Charts and diagrams as code:
+ + + + + + +

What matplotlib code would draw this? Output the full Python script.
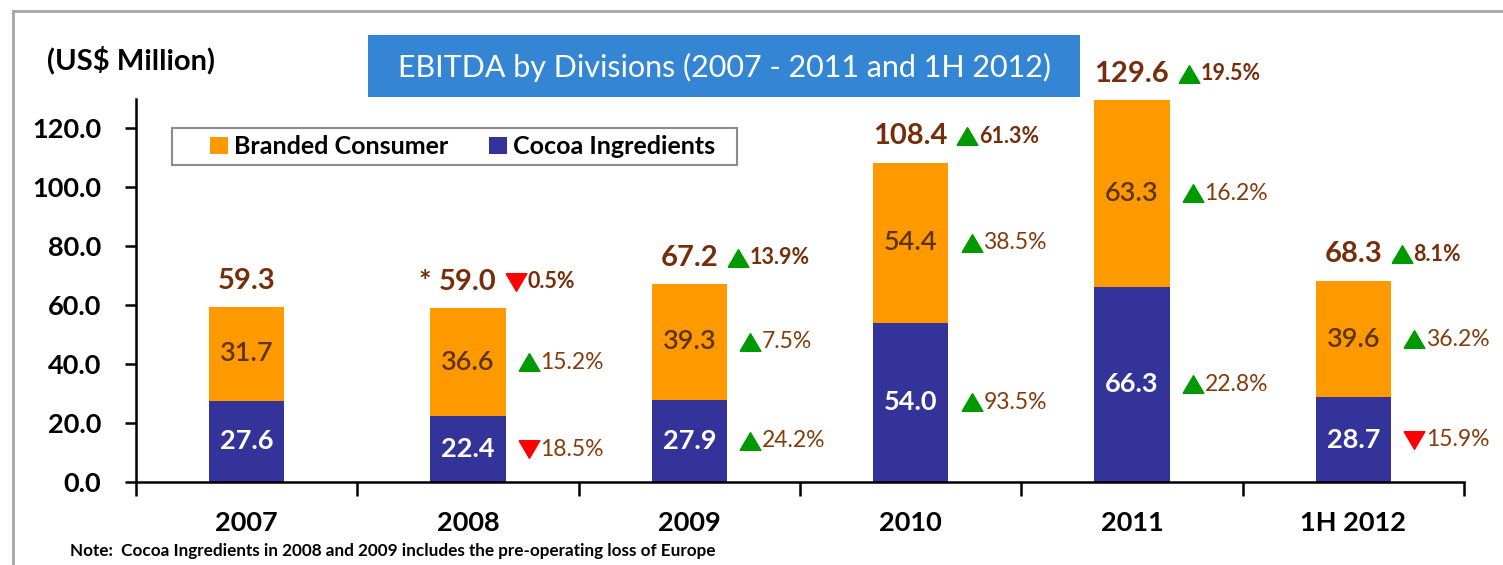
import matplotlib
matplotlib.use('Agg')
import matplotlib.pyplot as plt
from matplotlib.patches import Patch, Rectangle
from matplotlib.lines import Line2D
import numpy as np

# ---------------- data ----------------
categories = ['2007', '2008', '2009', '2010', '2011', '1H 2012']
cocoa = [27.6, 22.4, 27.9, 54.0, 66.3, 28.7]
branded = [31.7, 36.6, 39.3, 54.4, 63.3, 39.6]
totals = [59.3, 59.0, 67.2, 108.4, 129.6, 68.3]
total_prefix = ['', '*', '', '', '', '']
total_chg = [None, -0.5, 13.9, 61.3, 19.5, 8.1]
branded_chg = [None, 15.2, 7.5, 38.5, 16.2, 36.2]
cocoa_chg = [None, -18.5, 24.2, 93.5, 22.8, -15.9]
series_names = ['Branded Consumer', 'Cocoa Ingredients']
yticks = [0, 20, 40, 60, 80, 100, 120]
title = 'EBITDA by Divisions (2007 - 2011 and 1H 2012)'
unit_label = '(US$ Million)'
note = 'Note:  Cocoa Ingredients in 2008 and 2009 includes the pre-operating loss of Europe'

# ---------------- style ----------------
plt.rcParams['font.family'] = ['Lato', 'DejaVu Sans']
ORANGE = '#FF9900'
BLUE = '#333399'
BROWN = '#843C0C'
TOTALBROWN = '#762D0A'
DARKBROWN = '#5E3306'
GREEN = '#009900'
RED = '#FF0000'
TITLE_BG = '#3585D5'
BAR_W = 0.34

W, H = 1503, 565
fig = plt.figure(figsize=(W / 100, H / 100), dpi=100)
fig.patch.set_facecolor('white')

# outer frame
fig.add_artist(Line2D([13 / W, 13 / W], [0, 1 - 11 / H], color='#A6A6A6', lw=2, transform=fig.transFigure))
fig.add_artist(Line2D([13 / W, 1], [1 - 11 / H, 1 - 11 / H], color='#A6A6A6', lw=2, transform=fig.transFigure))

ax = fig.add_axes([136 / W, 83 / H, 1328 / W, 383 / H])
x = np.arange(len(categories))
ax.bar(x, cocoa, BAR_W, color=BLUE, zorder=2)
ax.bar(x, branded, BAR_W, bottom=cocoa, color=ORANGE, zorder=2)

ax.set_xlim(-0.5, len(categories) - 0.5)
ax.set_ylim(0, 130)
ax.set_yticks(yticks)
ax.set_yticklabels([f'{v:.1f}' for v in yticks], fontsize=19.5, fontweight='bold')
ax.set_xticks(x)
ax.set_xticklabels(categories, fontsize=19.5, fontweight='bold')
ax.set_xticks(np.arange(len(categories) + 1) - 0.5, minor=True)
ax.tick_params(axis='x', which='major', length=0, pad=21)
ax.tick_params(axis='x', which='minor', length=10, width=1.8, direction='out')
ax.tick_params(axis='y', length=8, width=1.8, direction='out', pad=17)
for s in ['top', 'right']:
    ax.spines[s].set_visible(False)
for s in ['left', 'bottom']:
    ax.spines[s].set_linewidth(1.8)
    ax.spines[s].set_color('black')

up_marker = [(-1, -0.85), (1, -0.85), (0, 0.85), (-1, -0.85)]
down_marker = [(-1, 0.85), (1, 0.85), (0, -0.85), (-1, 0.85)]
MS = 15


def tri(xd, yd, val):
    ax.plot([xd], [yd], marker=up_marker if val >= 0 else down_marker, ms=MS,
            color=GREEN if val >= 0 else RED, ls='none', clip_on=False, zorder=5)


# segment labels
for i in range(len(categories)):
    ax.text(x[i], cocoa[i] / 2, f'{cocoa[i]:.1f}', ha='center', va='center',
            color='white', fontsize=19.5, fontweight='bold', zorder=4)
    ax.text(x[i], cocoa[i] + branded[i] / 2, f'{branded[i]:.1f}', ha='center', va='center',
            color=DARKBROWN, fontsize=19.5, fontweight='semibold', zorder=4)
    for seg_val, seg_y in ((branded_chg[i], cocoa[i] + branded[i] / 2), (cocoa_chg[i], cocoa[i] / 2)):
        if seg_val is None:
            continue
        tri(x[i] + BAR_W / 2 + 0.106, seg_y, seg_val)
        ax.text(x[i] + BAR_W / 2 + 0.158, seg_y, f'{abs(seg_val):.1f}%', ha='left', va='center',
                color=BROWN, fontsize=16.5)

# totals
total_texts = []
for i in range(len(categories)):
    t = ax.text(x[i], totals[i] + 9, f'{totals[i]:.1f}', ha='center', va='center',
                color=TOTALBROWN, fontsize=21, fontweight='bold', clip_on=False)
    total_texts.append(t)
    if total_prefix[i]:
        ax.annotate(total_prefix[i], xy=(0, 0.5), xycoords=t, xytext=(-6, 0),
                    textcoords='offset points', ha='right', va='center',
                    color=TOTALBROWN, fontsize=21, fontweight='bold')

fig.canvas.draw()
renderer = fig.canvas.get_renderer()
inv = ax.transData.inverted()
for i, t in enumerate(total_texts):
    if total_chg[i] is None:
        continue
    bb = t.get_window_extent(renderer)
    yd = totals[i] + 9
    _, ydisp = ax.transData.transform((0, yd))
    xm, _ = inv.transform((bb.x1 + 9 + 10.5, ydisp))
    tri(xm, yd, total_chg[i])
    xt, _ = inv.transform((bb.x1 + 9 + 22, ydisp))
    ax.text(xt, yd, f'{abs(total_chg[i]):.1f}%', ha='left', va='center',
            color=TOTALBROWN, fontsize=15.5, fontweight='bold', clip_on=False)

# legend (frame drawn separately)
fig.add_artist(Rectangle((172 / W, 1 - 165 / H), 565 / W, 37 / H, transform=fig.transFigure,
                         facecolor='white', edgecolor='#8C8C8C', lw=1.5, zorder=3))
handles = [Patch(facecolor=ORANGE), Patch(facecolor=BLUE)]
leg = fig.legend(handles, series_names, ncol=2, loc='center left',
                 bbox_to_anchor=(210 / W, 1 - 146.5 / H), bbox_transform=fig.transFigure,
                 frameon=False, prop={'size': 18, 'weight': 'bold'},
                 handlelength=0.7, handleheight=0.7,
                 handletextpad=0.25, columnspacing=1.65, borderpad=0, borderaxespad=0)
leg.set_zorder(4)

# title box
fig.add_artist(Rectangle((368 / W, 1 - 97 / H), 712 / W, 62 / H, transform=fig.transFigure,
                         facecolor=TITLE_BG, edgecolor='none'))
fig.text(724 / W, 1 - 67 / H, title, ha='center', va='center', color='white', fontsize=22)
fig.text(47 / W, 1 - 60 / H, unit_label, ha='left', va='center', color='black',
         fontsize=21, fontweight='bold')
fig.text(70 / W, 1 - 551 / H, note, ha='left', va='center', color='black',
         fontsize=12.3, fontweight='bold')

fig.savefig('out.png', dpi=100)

+ + + + + + +

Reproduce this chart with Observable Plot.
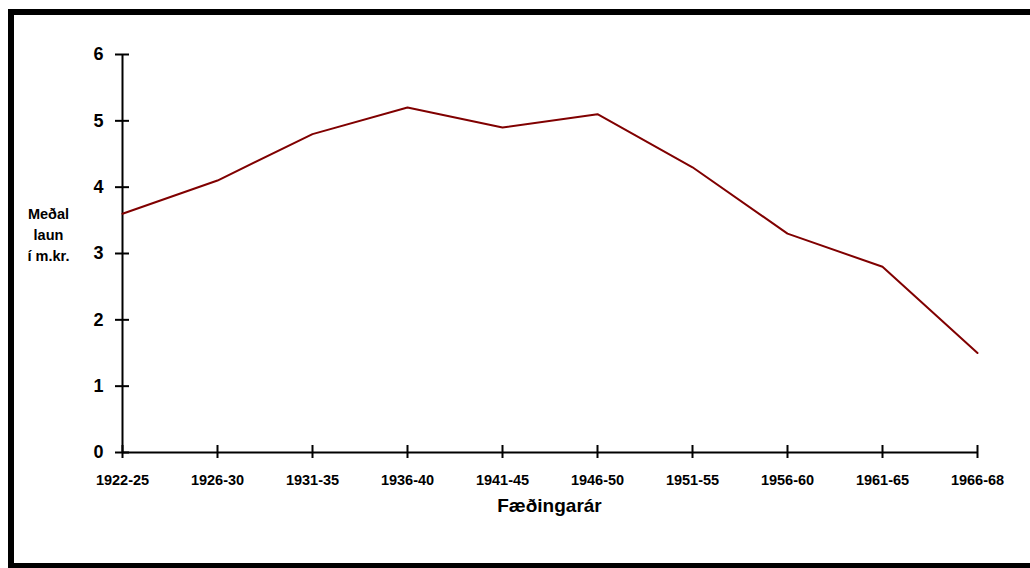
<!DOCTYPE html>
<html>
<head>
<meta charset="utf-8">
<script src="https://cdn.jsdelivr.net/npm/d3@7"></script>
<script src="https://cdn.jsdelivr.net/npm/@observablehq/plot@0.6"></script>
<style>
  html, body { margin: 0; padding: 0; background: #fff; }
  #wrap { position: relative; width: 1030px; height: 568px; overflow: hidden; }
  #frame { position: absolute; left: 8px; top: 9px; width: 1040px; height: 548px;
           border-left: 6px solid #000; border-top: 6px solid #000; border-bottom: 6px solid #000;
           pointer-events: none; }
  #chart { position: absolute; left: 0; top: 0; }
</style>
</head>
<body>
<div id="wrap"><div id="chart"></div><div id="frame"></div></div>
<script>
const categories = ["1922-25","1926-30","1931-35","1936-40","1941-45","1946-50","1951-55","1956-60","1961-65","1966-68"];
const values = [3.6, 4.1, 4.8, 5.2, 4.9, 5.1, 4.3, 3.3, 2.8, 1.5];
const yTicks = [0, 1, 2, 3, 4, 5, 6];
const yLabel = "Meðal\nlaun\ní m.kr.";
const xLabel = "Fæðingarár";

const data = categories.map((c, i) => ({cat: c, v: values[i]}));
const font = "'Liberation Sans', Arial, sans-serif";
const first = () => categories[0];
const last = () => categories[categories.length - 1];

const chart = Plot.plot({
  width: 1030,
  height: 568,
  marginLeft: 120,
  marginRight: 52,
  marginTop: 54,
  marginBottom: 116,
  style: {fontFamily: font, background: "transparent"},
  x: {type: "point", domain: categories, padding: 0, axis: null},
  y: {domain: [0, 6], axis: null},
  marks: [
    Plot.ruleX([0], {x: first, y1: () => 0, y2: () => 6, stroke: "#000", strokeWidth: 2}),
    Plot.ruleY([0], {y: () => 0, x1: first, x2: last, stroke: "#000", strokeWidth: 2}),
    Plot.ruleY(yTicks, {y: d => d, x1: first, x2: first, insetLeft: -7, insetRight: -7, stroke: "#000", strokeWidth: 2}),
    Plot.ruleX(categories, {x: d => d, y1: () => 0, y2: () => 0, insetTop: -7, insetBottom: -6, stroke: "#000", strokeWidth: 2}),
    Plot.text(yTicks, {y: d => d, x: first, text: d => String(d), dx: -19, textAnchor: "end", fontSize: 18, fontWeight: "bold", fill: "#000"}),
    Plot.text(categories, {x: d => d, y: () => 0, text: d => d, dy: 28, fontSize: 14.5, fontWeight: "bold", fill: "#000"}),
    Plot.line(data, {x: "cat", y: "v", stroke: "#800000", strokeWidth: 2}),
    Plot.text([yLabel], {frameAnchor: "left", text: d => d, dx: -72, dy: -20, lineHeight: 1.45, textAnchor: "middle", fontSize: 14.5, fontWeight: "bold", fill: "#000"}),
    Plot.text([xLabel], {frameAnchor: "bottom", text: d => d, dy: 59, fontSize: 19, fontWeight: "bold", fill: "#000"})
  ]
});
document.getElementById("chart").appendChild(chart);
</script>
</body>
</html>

+ + + + + + +

**Exercise**
Set down, word for word, the lines from the one holding "Reproduce this chart with Observable Plot." through the one holding "const last = ()". Skip the pictures.

**Task solution**
Reproduce this chart with Observable Plot.
<!DOCTYPE html>
<html>
<head>
<meta charset="utf-8">
<script src="https://cdn.jsdelivr.net/npm/d3@7"></script>
<script src="https://cdn.jsdelivr.net/npm/@observablehq/plot@0.6"></script>
<style>
  html, body { margin: 0; padding: 0; background: #fff; }
  #wrap { position: relative; width: 1030px; height: 568px; overflow: hidden; }
  #frame { position: absolute; left: 8px; top: 9px; width: 1040px; height: 548px;
           border-left: 6px solid #000; border-top: 6px solid #000; border-bottom: 6px solid #000;
           pointer-events: none; }
  #chart { position: absolute; left: 0; top: 0; }
</style>
</head>
<body>
<div id="wrap"><div id="chart"></div><div id="frame"></div></div>
<script>
const categories = ["1922-25","1926-30","1931-35","1936-40","1941-45","1946-50","1951-55","1956-60","1961-65","1966-68"];
const values = [3.6, 4.1, 4.8, 5.2, 4.9, 5.1, 4.3, 3.3, 2.8, 1.5];
const yTicks = [0, 1, 2, 3, 4, 5, 6];
const yLabel = "Meðal\nlaun\ní m.kr.";
const xLabel = "Fæðingarár";

const data = categories.map((c, i) => ({cat: c, v: values[i]}));
const font = "'Liberation Sans', Arial, sans-serif";
const first = () => categories[0];
const last = () => categories[categories.length - 1];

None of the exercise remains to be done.